3. Metering the Picture:
Remember, in some cameras when you tap to focus it also exposes your images and calculates the right exposure for the image. You could tap and hold so that, the focus gets locked. You can then alter the exposure to adjust the right brightness and highlights for your images. For eg: If you are going to click a portrait at a beach (backlit scene), you will want to tap on the person to expose him right to the camera. Most of the times, the cameras look at brighter areas in the frame and adjust accordingly.
4. Understanding the Light Source:
The right amount of lighting can make pictures more expressive and environments more welcoming. As much as possible, try to take your photos under natural lighting. You can do this by going near windows or doors when taking photos indoors, moving yourself close to the candle on the table at a restaurent, and to sources of light like street lamps when shooting outdoors.
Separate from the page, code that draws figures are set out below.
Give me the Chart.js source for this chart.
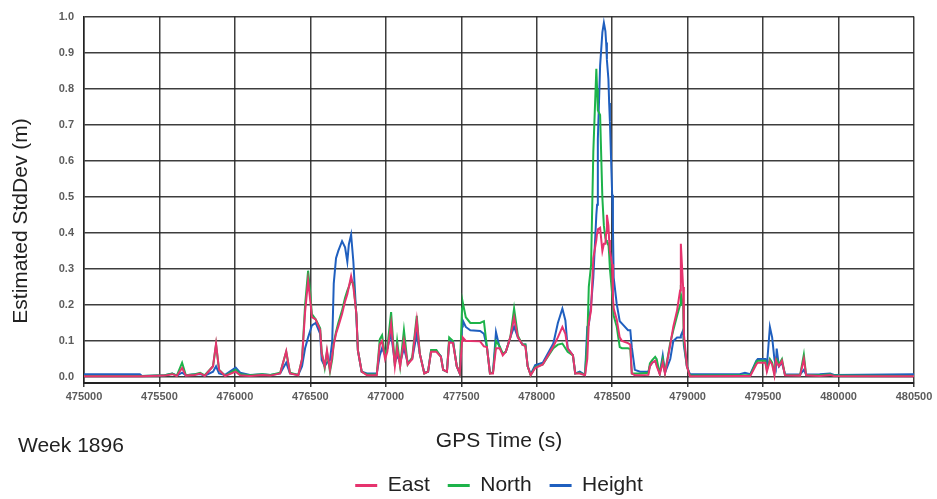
<!DOCTYPE html>
<html lang="en">
<head>
<meta charset="UTF-8" />
<meta name="viewport" content="width=device-width, initial-scale=1.0" />
<title>Estimated StdDev - Week 1896</title>
<script src="https://cdn.jsdelivr.net/npm/chart.js@4"></script>
<style>
  html, body { margin: 0; padding: 0; background: #fff; }
  .chart-container { position: relative; width: 937px; height: 499px; }
</style>
</head>
<body>
<div class="chart-container"><canvas id="stdDevChart"></canvas></div>
<script>
// GPS time of week (s) shared by the three series
const gpsTime = [
  475000, 475370, 475385, 475535, 475585, 475615, 475650, 475675, 475735, 475770,
  475800, 475855, 475875, 475895, 475935, 476005, 476035, 476100, 476180, 476235,
  476300, 476340, 476365, 476420, 476445, 476465, 476485, 476500, 476510, 476535,
  476565, 476575, 476595, 476610, 476630, 476645, 476655, 476670, 476685, 476710,
  476730, 476745, 476755, 476770, 476785, 476805, 476815, 476840, 476875, 476940,
  476960, 476975, 476995, 477010, 477035, 477060, 477075, 477095, 477120, 477145,
  477175, 477205, 477225, 477255, 477280, 477300, 477335, 477365, 477380, 477405,
  477420, 477445, 477470, 477490, 477505, 477510, 477530, 477560, 477625, 477650,
  477670, 477690, 477710, 477730, 477755, 477775, 477795, 477825, 477850, 477875,
  477905, 477925, 477940, 477960, 477990, 478040, 478110, 478140, 478170, 478190,
  478205, 478240, 478255, 478285, 478320, 478335, 478345, 478360, 478375, 478395,
  478400, 478405, 478420, 478435, 478445, 478455, 478460, 478465, 478475, 478480,
  478485, 478500, 478505, 478510, 478530, 478550, 478565, 478605, 478620, 478630,
  478650, 478685, 478740, 478750, 478765, 478785, 478795, 478815, 478835, 478850,
  478885, 478905, 478930, 478950, 478955, 478970, 478975, 478995, 479015, 479345,
  479380, 479415, 479455, 479465, 479515, 479525, 479545, 479560, 479575, 479585,
  479590, 479605, 479625, 479645, 479745, 479770, 479785, 479875, 479945, 479970,
  480500
];

const east = [
  0.002, 0.002, 0.002, 0.004, 0.008, 0.003, 0.025, 0.004, 0.006, 0.010,
  0.003, 0.030, 0.093, 0.020, 0.003, 0.015, 0.005, 0.003, 0.006, 0.004,
  0.010, 0.072, 0.010, 0.005, 0.050, 0.180, 0.267, 0.210, 0.166, 0.160,
  0.130, 0.065, 0.030, 0.074, 0.020, 0.060, 0.090, 0.120, 0.140, 0.175,
  0.210, 0.230, 0.250, 0.280, 0.250, 0.175, 0.074, 0.015, 0.005, 0.005,
  0.090, 0.100, 0.050, 0.070, 0.148, 0.030, 0.080, 0.030, 0.100, 0.035,
  0.050, 0.157, 0.065, 0.010, 0.015, 0.070, 0.070, 0.056, 0.020, 0.015,
  0.096, 0.095, 0.030, 0.010, 0.100, 0.110, 0.100, 0.100, 0.099, 0.085,
  0.083, 0.010, 0.010, 0.080, 0.080, 0.060, 0.070, 0.110, 0.165, 0.110,
  0.090, 0.085, 0.030, 0.005, 0.025, 0.035, 0.085, 0.110, 0.139, 0.120,
  0.080, 0.060, 0.010, 0.010, 0.005, 0.050, 0.150, 0.185, 0.330, 0.380,
  0.400, 0.410, 0.414, 0.350, 0.370, 0.370, 0.400, 0.450, 0.420, 0.380,
  0.350, 0.313, 0.220, 0.190, 0.160, 0.110, 0.100, 0.094, 0.090, 0.010,
  0.005, 0.005, 0.006, 0.030, 0.040, 0.045, 0.030, 0.008, 0.040, 0.010,
  0.090, 0.140, 0.185, 0.240, 0.370, 0.250, 0.120, 0.030, 0.002, 0.003,
  0.003, 0.003, 0.035, 0.040, 0.040, 0.015, 0.045, 0.035, 0.005, 0.046,
  0.040, 0.030, 0.045, 0.005, 0.004, 0.050, 0.005, 0.003, 0.006, 0.003,
  0.002
];

const north = [
  0.003, 0.003, 0.003, 0.005, 0.010, 0.004, 0.040, 0.005, 0.008, 0.012,
  0.005, 0.030, 0.090, 0.020, 0.004, 0.020, 0.008, 0.005, 0.008, 0.006,
  0.012, 0.070, 0.012, 0.006, 0.050, 0.200, 0.295, 0.230, 0.175, 0.160,
  0.135, 0.070, 0.025, 0.070, 0.015, 0.050, 0.095, 0.125, 0.150, 0.185,
  0.220, 0.240, 0.250, 0.270, 0.260, 0.175, 0.074, 0.015, 0.007, 0.007,
  0.105, 0.116, 0.060, 0.080, 0.180, 0.030, 0.100, 0.030, 0.130, 0.035,
  0.055, 0.170, 0.065, 0.010, 0.015, 0.075, 0.075, 0.056, 0.020, 0.015,
  0.110, 0.100, 0.030, 0.010, 0.190, 0.207, 0.166, 0.150, 0.150, 0.155,
  0.083, 0.010, 0.012, 0.100, 0.085, 0.065, 0.070, 0.110, 0.190, 0.115,
  0.090, 0.090, 0.030, 0.005, 0.028, 0.035, 0.080, 0.090, 0.093, 0.080,
  0.070, 0.060, 0.010, 0.012, 0.006, 0.100, 0.250, 0.310, 0.625, 0.855,
  0.800, 0.740, 0.727, 0.497, 0.420, 0.386, 0.380, 0.375, 0.370, 0.340,
  0.300, 0.230, 0.200, 0.170, 0.140, 0.083, 0.080, 0.080, 0.078, 0.010,
  0.010, 0.010, 0.012, 0.038, 0.047, 0.056, 0.050, 0.010, 0.050, 0.012,
  0.095, 0.130, 0.170, 0.200, 0.230, 0.200, 0.100, 0.030, 0.004, 0.005,
  0.005, 0.005, 0.042, 0.045, 0.045, 0.020, 0.050, 0.040, 0.010, 0.050,
  0.050, 0.035, 0.050, 0.006, 0.005, 0.062, 0.006, 0.005, 0.008, 0.004,
  0.003
];

const height = [
  0.008, 0.008, 0.003, 0.005, 0.010, 0.004, 0.012, 0.005, 0.008, 0.008,
  0.004, 0.015, 0.030, 0.010, 0.006, 0.026, 0.012, 0.006, 0.008, 0.006,
  0.010, 0.040, 0.010, 0.006, 0.030, 0.080, 0.110, 0.130, 0.143, 0.150,
  0.120, 0.047, 0.030, 0.040, 0.047, 0.100, 0.260, 0.330, 0.350, 0.377,
  0.360, 0.320, 0.368, 0.395, 0.320, 0.166, 0.074, 0.015, 0.010, 0.010,
  0.060, 0.080, 0.060, 0.080, 0.120, 0.040, 0.060, 0.040, 0.080, 0.040,
  0.050, 0.120, 0.065, 0.012, 0.015, 0.073, 0.072, 0.058, 0.020, 0.015,
  0.100, 0.100, 0.030, 0.010, 0.140, 0.157, 0.139, 0.130, 0.128, 0.120,
  0.083, 0.012, 0.012, 0.125, 0.080, 0.065, 0.070, 0.110, 0.140, 0.110,
  0.090, 0.090, 0.030, 0.008, 0.033, 0.040, 0.093, 0.150, 0.190, 0.157,
  0.080, 0.060, 0.010, 0.015, 0.006, 0.139, 0.145, 0.200, 0.276, 0.450,
  0.478, 0.660, 0.864, 0.956, 0.983, 0.960, 0.928, 0.880, 0.827, 0.760,
  0.708, 0.506, 0.414, 0.276, 0.203, 0.155, 0.148, 0.130, 0.130, 0.083,
  0.020, 0.015, 0.015, 0.030, 0.040, 0.045, 0.035, 0.010, 0.060, 0.012,
  0.050, 0.100, 0.110, 0.110, 0.115, 0.130, 0.088, 0.030, 0.008, 0.008,
  0.012, 0.008, 0.045, 0.050, 0.050, 0.030, 0.139, 0.110, 0.050, 0.030,
  0.079, 0.030, 0.040, 0.008, 0.007, 0.020, 0.007, 0.008, 0.010, 0.006,
  0.008
];

const timeTicks = [475000, 475500, 476000, 476500, 477000, 477500,
  478000, 478500, 479000, 479500, 480000, 480500];
const stdDevTicks = [0.0, 0.1, 0.2, 0.3, 0.4, 0.5, 0.6, 0.7, 0.8, 0.9, 1.0];

const FONT = "'Liberation Sans', Arial, sans-serif";
const GRID = "rgba(40, 40, 40, 0.9)";
const TICK_COLOR = "#5c5c5c";
const TEXT_COLOR = "#222";

function toPoints(values) {
  return gpsTime.map((t, i) => ({ x: t, y: values[i] }));
}

// y-axis caption and the week label drawn straight onto the canvas
const sideTexts = {
  id: "sideTexts",
  afterDraw(chart) {
    const ctx = chart.ctx;
    ctx.save();
    ctx.fillStyle = TEXT_COLOR;
    ctx.font = "21px " + FONT;
    ctx.textBaseline = "middle";
    ctx.textAlign = "left";
    ctx.fillText("Week 1896", 18, 446);
    ctx.translate(21, 221);
    ctx.rotate(-Math.PI / 2);
    ctx.textAlign = "center";
    ctx.fillText("Estimated StdDev (m)", 0, 0);
    ctx.restore();
  },
};

// pointBorderWidth only feeds the legend swatch (points are hidden)
function series(label, values, color) {
  return {
    label: label,
    data: toPoints(values),
    borderColor: color,
    backgroundColor: color,
    borderWidth: 2,
    pointBorderWidth: 3,
  };
}

const ctx = document.getElementById("stdDevChart").getContext("2d");
new Chart(ctx, {
  type: "line",
  data: {
    datasets: [
      series("East", east, "#e6336e"),
      series("North", north, "#1db34a"),
      series("Height", height, "#1f5fbf"),
    ],
  },
  options: {
    responsive: true,
    maintainAspectRatio: false,
    animation: false,
    layout: { padding: { top: 14, right: 23, bottom: -7, left: 0 } },
    elements: {
      point: { radius: 0 },
      line: { tension: 0 },
    },
    scales: {
      x: {
        type: "linear",
        min: 475000,
        max: 480500,
        afterBuildTicks: (s) => { s.ticks = timeTicks.map((v) => ({ value: v })); },
        afterFit: (s) => { s.height = 74; },
        ticks: {
          callback: (v) => String(v),
          color: TICK_COLOR,
          font: { family: FONT, size: 11, weight: "bold" },
          padding: 3,
          maxRotation: 0,
          autoSkip: false,
        },
        grid: { color: GRID, lineWidth: 1.5, tickLength: 4 },
        border: { color: "#222", width: 2 },
        title: {
          display: true,
          text: "GPS Time (s)",
          color: TEXT_COLOR,
          font: { family: FONT, size: 21 },
          padding: { top: 0, bottom: 3 },
        },
      },
      y: {
        min: -0.0165,
        max: 1.0,
        afterBuildTicks: (s) => { s.ticks = stdDevTicks.map((v) => ({ value: v })); },
        afterFit: (s) => { s.width = 84; },
        ticks: {
          callback: (v) => v.toFixed(1),
          color: TICK_COLOR,
          font: { family: FONT, size: 11, weight: "bold" },
          padding: 10,
        },
        grid: { color: GRID, lineWidth: 1.5, drawTicks: false },
        border: { color: "#222", width: 1.5 },
      },
    },
    plugins: {
      legend: {
        position: "bottom",
        fullSize: false,
        labels: {
          usePointStyle: true,
          pointStyle: "line",
          pointStyleWidth: 22,
          padding: 18,
          color: TEXT_COLOR,
          font: { family: FONT, size: 21 },
        },
      },
      tooltip: { enabled: false },
    },
  },
  plugins: [sideTexts],
});
</script>
</body>
</html>
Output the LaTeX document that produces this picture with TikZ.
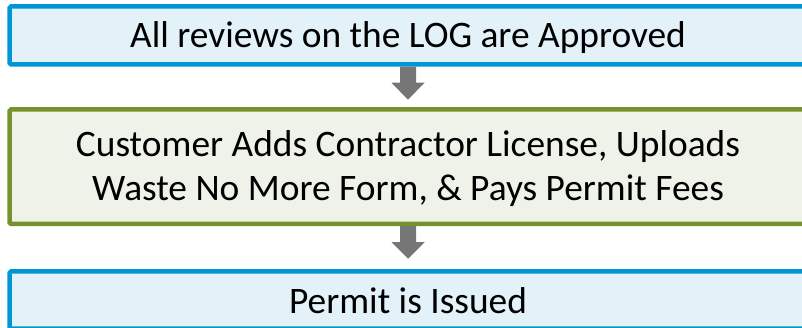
\documentclass[tikz,border=0pt]{standalone}
\usepackage{fontspec}
\setmainfont{Carlito}
\usetikzlibrary{calc}
\definecolor{bluebd}{RGB}{0,150,214}
\definecolor{bluefill}{RGB}{227,241,248}
\definecolor{greenbd}{RGB}{118,146,44}
\definecolor{greenfill}{RGB}{239,242,233}
\definecolor{arrowgray}{RGB}{118,118,118}
\tikzset{
  bluebox/.style={draw=bluebd, fill=bluefill, line width=4.5pt, rounded corners=1.5pt,
    minimum width=797pt, inner sep=0pt},
  greenbox/.style={draw=greenbd, fill=greenfill, line width=4.5pt, rounded corners=1.5pt,
    minimum width=797pt, inner sep=0pt},
  lbl/.style={anchor=base, inner sep=0pt, font=\fontsize{37.4}{44}\selectfont, text=black},
  blockarrow/.style={fill=arrowgray}
}
\begin{document}
\begin{tikzpicture}[x=1pt,y=-1pt]
\useasboundingbox (0,0) rectangle (802,328);
\clip (0,0) rectangle (802,328);
\node[bluebox, minimum height=58pt] (top) at (408,35.5) {};
\node[greenbox, minimum height=114.5pt] (mid) at (408,166.75) {};
\node[bluebox, minimum height=57pt] (bot) at (408,300) {};
\node[lbl] (t1) at (408,48) {All reviews on the LOG are Approved};
\node[lbl] (t2a) at (408,156.5) {Customer Adds Contractor License, Uploads};
\node[lbl] (t2b) at (408,200.5) {Waste No More Form, \& Pays Permit Fees};
\node[lbl] (t3) at (408,313) {Permit is Issued};
% block arrows
\fill[blockarrow] ($(top.south)+(-8,0)$) -- ($(top.south)+(8,0)$) -- ($(top.south)+(8,16)$)
  -- ($(top.south)+(16.5,16)$) -- ($(top.south)+(0,33)$) -- ($(top.south)+(-16.5,16)$)
  -- ($(top.south)+(-8,16)$) -- cycle;
\fill[blockarrow] ($(mid.south)+(-8,0)$) -- ($(mid.south)+(8,0)$) -- ($(mid.south)+(8,16)$)
  -- ($(mid.south)+(16.5,16)$) -- ($(mid.south)+(0,32.5)$) -- ($(mid.south)+(-16.5,16)$)
  -- ($(mid.south)+(-8,16)$) -- cycle;
\end{tikzpicture}
\end{document}
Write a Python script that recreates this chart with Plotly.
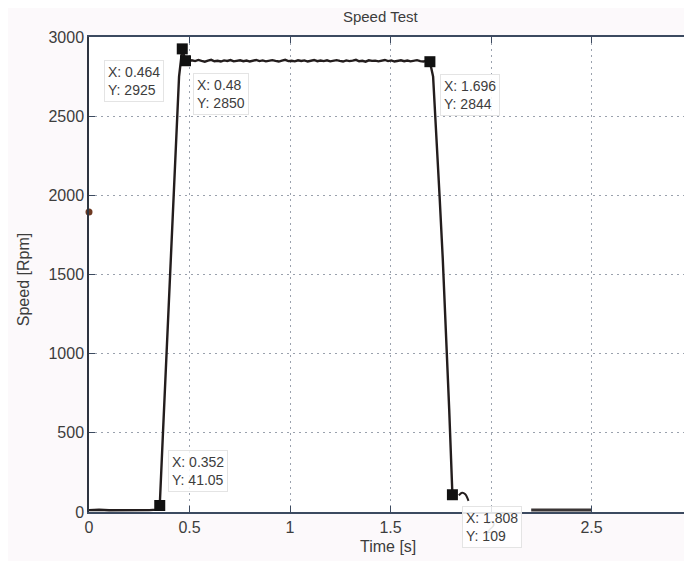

While clicking portraits, using the light on the sides can capture depth giving a very candid feel to the pictures. 9 out of 10 times, I avoid using flash lights from the camera. They are too flat and spoil the depth of the image.
While shooting low-light, ensure that your cameras are stable. Either you hold it tight, or use a make-shift tripod. If you have option for manual control on your camera, increase the ISO so that, the camera can get more sensitive to light. Remember, more the ISO, the higher the amount of noise on the picture. However, you can always post-process to get rid of the noise to a certain extent. You would’ve got the shot nonetheless. Also, as mentioned above, Go close to the light source. Avoid back light when taking pictures of people unless you want to try the silhouette effect. If you shoot your subject using side light, it can capture texture and depth.
5. Avoid digital Zoom:
Most of the smartphones do not have an optical zoom, so when you zoom in while taking a picture, you are actually cropping in and that will definitely affect the quality. So, if you can, walk up few steps close to your subject and then click.
6. Watch your highlights and shadows:
The sensor on the smartphones have improved to a great extent. Although, they do not have a great dynamic range when compared to that of a DSLR, they do the job pretty well in good lighting conditions. Further, The graph gives you some great insights on how your picture is exposed. Using the Torch to fill in light at the dark areas which are caused by shadows.
7. Shooting the right Monochromes:
Monochromes – Black and White Pictures as referred commonly is a favourite for many people. look for scenes that contain some strong blacks and whites. The best black and white photos usually have some portion of the photo that is near to pure white, and some portion of the photo that is near black. This increased contrast adds interest to the scene.
Long exposures (slower shutter speed) work really well in monochrome photography, especially where there’s moving water or clouds. The blurring of the movement also adds textural contrast with any solid objects in the frame. Pay attention to lines, shadows, and shapes in your frame. They add magic to your monochromes. While shooting portraits, ensure you focus on the eyes and with a tad sharp contrast, the picture would speak!
Smartphones have greater processing algorithms as well. I am using the Huawei P9 which has some great attention to details to Monochromes. Check out some of the samples below.
Oh yes, did I forget one important thing. Keep your lenses clean. Your pocket isn’t cleanest of the places your phone lives. So before you shoot, just wipe off some of the dust from the lens. I love seeing my pictures in prints. As much as you want to support going green, it feels great when you see your pictures in print.
Just because you can take a shot with your phone doesn’t mean you should. Understand the norms if you are shooting on streets, do not flash lights at a theatre performing arts etc. Your pictures should showcase the moment you’re living in. So first live the moment and then shoot pics. Happy Clicking!